Sun Cluster 3.1 Data Services Developer's Guide

Multihosted Data

The highly available global file systems' disk sets are multihosted so that when a physical host crashes, one of the surviving hosts can access the disk. For an application to be highly available, its data must be highly available, and thus its data must reside in the global HA file systems.

The global file system is mounted on disk groups that are created as independent entities. The user can choose to use some disk groups as mounted global file systems and others as raw devices for use with a data service, such as HA Oracle.

An application might have command-line switches or configuration files pointing to the location of the data files. If the application uses hard-wired pathnames, you could change the pathnames to symbolic links that point to a files in a global file system, without changing the application code. See Using Symbolic Links for Multihosted Data Placement for a more detailed discussion about using symbolic links.

In the worst case, the application's source code must be modified to provide some mechanism for pointing to the actual data location. You could do this by implementing additional command-line switches.

Sun Cluster supports the use of UNIX UFS file systems and HA raw devices configured in a volume manager. When installing and configuring , the system administrator must specify which disk resources to use for UFS file systems and which for raw devices. Typically, raw devices are used only by database servers and multimedia servers.

Using Symbolic Links for Multihosted Data Placement

Occasionally an application has the path names of its data files hard-wired, with no mechanism for overriding the hard-wired path names. To avoid modifying the application code, you can sometimes use symbolic links.

For example, suppose the application names its data file with the hard-wired path name /etc/mydatafile. You can change that path from a file to a symbolic link that has its value pointing to a file in one of the logical host's file systems. For example, you can make it a symbolic link to /global/phys-schost-2/mydatafile.
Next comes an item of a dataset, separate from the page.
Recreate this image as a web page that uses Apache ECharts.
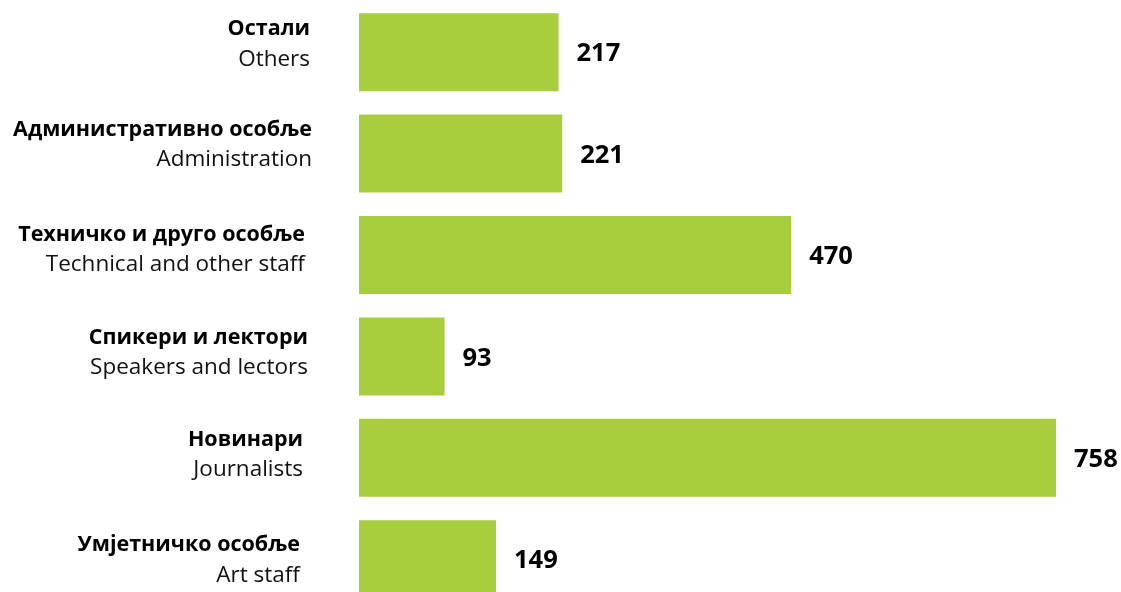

A problem can occur with this use of symbolic links if the application, or one of its administrative procedures, modifies the data file name as well as its contents. For example, suppose that the application performs an update by first creating a new temporary file, /etc/ Then it renames the temporary file to have the real file name by using the rename(2) system call (or the mv(1) program). By creating the temporary file and then renaming it to the real file, the data service is attempting to ensure that its data file contents are always well formed.

Unfortunately, the rename(2) action destroys the symbolic link. The name /etc/mydatafile is now a regular file, and is in the same file system as the /etc directory, not in the cluster's global file system. Because the /etc file system is private to each host, the data is not available after a takeover or switchover.

The underlying problem in this situation is that the existing application is not aware of the symbolic link and was not written with symbolic links considered. To use symbolic links to redirect data access into the logical host's file systems, the application implementation must behave in a way that does not obliterate the symbolic links. So, symbolic links are not a complete remedy for the problem of placing data on the cluster's global file systems.